Did Fulvia really stab Cicero’s tongue with hairpins?

The story appears in multiple ancient sources, with Cassius Dio providing the most detailed account around AD 230. While Plutarch and Appian confirm Fulvia abused Cicero’s severed head, they provide fewer details about the hairpins specifically. Most historians believe something dramatic occurred, though specific details may have been embellished through political propaganda against Fulvia.

Why did Mark Antony want Cicero killed?

Mark Antony insisted on Cicero’s inclusion in the proscription lists because Cicero had delivered fourteen speeches called the Philippics attacking Antony’s character, intelligence, and political legitimacy between 44-43 BC. These speeches portrayed Antony as a tyrant and threat to the Republic, damaging his reputation severely.

What were the Roman proscriptions of 43 BC?

The proscriptions were death warrants issued by the Second Triumvirate (Antony, Octavian, and Lepidus) listing approximately 300 senators and 2,000 equestrians to be killed. The condemned had their property confiscated, and bounties were offered for their heads. This raised funds for the civil war against Caesar’s assassins.

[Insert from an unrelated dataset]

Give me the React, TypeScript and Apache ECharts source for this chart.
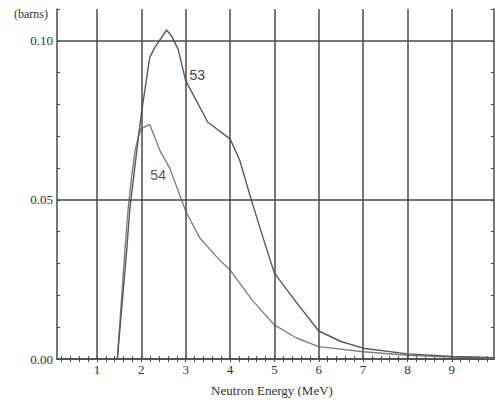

How did Romans view Fulvia’s political power?

Elite Roman women were expected to remain in the domestic sphere without public political roles. Fulvia violated these norms by attending military councils, commanding troops, managing finances, and appearing on coins—unprecedented for a non-mythological Roman woman. This both fascinated and horrified Roman men.

What happened to Fulvia after Cicero’s death?

Fulvia continued wielding political power until 41-40 BC when she led the Perusine War against Octavian. After Antony negotiated peace with Octavian, Fulvia fled to Greece where she died in 40 BC, possibly from illness. Antony then married Octavian’s sister Octavia to cement their alliance.